The FTC’s chair, Timothy Munis, is now targeting companies that fail to respect existing privacy laws. The agency has asked that its privacy enforcement budget be increased 50 percent in 2002. The Bush administration says it is not planning major privacy legislative initiatives—but, we can expect congressional members to introduce a number of measures this year.

Lawyers and clients outside of the United States have had to adjust to regulation to protect privacy. Across Europe, national laws have shifted to comply with the Brussels Data Protection Directive. The Canadian Parliament has legislated that every private business must respect private-sector privacy regulation by 2004, at the latest.
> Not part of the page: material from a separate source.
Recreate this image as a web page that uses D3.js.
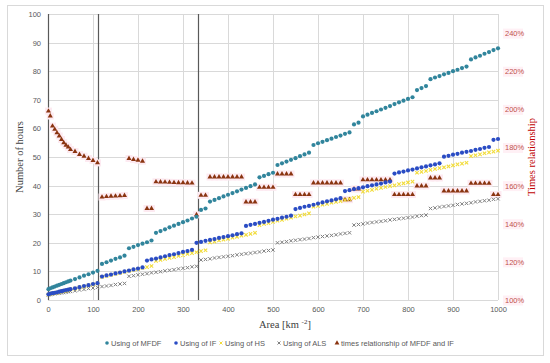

Australian businesses are scrambling to react to new laws introduced late last year. And this past July, Microsoft, Intel, Procter and Gamble and Hewlett-Packard announced their adherence to the so-called Safe Harbor Principles, brokered to meet tough E.U. data export standards. (Interestingly, these companies pledged that the entirety of their global operations would meet the same rules.)

The technological and consumer imperatives that are driving these initiatives will not leave the United States untouched.

What all this portends is a maelstrom of policy activity. In calmer, more normal times, the response to an issue like the proper balance between privacy and security might center on technological innovation and competitive market responses. Those alternatives would obviate the need for congressional action on privacy. Building protections into code or embracing privacy-enhancing standards is arguably more flexible than the rigid provisions of the statute book. In these times, though, the only safe prediction is the unexpected—and panicked politicians often reach for extreme measures.

Will Lawyers Seize the Day?

Don’t assume that the post-September 11 policy shift has changed the underlying social and technological dynamics of today’s world. The tools to exploit personal information and deliver precisely targeted goods and services for micro-markets will not become obsolete. Technology is like the Alps. You can cope with it, or wait eons for it to crumble.

Regardless of what new laws pass, or fail to pass, lawyers must gear up to help clients face the challenges of privacy in the Information Age. But it is not a domain clearly laid out as our territory. Check the sites of the major accounting and consulting firms (see the URLs on page 28) and you’ll see a road map of their plans to capture this turf. Privacy policy, however, is an area pervaded with the constitutional and procedural challenges at which lawyers excel. It would truly be ironic if the legal profession failed to meet its clients’ needs in this new domain.